EXERCISE >> Collect all lines from the records below that include the word "this".

EXTRACTED ENTRIES >>
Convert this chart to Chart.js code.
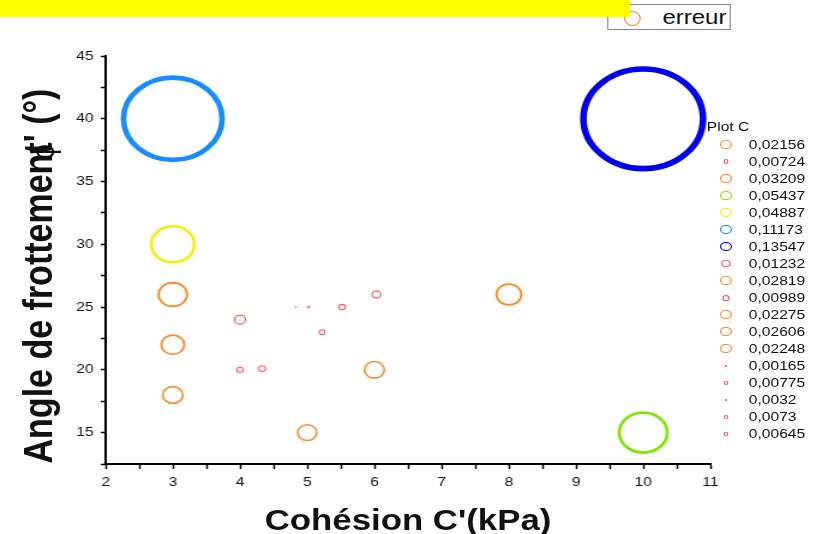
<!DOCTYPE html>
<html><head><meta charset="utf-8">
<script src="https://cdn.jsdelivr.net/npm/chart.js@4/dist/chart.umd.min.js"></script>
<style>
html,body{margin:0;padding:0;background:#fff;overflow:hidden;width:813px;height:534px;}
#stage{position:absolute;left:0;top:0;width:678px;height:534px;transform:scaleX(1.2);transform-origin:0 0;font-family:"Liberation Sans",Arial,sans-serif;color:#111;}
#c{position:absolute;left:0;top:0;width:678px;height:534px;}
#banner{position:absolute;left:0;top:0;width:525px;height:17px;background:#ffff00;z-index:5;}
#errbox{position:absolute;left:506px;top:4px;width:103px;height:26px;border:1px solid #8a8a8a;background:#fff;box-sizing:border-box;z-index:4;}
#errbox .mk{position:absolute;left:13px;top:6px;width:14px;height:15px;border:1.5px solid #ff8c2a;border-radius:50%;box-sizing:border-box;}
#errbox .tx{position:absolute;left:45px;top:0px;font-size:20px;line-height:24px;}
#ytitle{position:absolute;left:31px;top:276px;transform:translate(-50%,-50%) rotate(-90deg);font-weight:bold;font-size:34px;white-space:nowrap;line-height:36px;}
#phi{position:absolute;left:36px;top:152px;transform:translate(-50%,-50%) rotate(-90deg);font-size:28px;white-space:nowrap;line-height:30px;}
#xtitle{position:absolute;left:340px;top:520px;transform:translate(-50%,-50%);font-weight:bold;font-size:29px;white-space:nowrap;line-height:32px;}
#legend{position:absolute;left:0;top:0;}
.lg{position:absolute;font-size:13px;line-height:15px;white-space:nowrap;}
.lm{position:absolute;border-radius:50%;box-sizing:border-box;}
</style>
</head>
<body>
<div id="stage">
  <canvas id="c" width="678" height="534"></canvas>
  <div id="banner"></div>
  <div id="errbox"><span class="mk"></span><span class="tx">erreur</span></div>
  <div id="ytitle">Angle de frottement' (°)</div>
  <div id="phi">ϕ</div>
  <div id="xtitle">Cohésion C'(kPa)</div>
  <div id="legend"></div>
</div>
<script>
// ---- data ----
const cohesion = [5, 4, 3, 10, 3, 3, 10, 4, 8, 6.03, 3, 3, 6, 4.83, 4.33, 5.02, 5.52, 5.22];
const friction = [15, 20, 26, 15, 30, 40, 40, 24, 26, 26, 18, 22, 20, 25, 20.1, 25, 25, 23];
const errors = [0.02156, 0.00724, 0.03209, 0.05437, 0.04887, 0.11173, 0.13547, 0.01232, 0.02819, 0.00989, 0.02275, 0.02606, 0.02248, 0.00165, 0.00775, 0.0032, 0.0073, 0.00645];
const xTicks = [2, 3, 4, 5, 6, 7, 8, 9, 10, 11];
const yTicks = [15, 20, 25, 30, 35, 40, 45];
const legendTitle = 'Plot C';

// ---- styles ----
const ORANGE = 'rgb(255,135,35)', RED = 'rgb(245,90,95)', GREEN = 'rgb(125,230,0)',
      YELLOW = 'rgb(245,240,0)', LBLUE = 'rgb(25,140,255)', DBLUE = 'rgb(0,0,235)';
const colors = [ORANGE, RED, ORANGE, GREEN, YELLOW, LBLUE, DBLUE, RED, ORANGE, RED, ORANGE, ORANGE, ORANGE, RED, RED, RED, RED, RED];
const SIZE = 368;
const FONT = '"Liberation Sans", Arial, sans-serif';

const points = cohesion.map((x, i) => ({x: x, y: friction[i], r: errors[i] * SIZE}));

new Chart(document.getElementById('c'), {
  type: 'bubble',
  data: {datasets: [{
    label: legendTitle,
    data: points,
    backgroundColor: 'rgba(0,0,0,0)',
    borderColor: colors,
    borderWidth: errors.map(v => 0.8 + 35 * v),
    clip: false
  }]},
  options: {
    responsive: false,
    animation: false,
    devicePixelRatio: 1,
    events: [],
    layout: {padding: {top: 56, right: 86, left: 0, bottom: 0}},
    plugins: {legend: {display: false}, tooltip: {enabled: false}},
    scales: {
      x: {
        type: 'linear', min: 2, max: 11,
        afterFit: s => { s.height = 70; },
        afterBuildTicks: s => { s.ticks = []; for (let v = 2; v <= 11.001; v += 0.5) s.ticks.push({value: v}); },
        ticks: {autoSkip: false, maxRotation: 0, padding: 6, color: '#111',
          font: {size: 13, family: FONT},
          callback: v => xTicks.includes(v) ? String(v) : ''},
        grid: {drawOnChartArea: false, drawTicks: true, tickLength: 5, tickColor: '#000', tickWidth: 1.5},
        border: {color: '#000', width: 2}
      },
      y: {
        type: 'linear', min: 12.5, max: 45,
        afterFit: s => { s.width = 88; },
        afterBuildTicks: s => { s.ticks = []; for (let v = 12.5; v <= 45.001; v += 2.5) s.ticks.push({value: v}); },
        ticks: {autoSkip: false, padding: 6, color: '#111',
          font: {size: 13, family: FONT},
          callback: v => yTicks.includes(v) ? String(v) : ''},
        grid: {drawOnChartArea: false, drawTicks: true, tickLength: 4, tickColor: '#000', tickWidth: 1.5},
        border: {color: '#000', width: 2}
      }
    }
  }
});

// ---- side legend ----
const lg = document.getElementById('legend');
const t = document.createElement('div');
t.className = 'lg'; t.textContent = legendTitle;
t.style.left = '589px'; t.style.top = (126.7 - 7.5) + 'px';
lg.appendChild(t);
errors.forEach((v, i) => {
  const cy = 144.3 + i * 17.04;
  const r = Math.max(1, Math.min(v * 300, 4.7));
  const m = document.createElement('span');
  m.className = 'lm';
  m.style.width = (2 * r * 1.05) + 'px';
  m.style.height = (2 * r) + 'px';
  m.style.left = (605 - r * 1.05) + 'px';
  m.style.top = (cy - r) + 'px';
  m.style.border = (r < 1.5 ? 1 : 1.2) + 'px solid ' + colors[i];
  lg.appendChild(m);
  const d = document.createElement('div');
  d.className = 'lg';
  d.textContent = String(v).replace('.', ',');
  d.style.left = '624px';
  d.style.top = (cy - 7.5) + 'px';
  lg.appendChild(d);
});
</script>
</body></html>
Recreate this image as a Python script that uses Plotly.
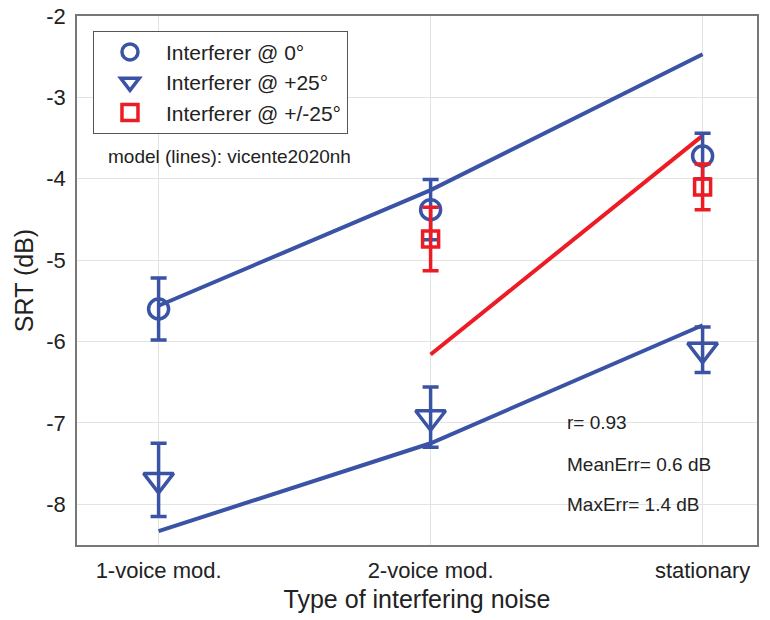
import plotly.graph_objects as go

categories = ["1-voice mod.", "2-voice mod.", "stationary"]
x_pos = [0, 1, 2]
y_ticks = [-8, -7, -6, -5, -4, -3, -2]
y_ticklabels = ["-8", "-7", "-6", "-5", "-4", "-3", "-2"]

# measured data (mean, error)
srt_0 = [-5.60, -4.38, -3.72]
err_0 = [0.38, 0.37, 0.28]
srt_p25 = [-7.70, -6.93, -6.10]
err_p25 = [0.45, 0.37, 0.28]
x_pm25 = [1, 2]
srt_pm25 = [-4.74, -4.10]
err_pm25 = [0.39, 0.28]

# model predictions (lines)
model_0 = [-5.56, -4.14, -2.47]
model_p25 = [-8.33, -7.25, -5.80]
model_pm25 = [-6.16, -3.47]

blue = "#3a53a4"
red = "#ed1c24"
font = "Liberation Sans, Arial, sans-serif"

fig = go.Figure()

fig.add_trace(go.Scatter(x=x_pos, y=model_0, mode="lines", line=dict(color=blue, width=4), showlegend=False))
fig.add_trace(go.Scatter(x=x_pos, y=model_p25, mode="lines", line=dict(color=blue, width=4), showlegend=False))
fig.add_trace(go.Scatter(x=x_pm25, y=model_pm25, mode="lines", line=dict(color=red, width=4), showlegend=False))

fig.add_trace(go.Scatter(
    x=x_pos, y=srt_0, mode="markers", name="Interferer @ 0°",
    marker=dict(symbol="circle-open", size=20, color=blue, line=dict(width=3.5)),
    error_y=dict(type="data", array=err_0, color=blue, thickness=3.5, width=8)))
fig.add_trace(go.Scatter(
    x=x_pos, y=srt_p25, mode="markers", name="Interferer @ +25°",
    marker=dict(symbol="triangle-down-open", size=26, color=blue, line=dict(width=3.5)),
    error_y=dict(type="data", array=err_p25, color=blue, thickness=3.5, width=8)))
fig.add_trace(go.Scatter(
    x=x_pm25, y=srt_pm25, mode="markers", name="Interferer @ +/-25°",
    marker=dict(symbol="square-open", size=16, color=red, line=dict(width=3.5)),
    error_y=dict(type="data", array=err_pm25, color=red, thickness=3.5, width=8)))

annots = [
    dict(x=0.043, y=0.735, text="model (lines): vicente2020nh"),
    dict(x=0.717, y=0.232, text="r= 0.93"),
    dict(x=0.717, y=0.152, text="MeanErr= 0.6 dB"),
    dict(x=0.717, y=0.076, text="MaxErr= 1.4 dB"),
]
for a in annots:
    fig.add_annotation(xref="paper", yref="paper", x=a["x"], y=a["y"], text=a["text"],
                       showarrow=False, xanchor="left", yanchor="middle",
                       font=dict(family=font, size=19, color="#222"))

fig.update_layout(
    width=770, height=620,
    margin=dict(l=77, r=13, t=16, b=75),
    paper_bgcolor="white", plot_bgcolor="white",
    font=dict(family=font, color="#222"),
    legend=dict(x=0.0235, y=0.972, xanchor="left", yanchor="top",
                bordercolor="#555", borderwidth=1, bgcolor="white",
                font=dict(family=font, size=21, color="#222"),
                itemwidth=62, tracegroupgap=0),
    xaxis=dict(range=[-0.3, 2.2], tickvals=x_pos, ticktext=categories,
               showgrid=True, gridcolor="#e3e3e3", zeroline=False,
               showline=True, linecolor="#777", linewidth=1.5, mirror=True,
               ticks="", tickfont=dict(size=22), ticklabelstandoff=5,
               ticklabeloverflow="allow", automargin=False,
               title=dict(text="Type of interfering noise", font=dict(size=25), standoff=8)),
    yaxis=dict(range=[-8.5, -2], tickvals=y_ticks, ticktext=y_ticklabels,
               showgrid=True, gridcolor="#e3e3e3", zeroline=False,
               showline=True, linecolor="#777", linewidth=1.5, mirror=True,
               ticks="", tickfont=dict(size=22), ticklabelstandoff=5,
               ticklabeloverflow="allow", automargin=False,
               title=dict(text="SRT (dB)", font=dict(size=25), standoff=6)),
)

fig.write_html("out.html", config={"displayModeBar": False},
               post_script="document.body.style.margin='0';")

RIGHT ANSWER >>
Convert this chart to Chart.js code.
Recreate this image as a Python script that uses Plotly.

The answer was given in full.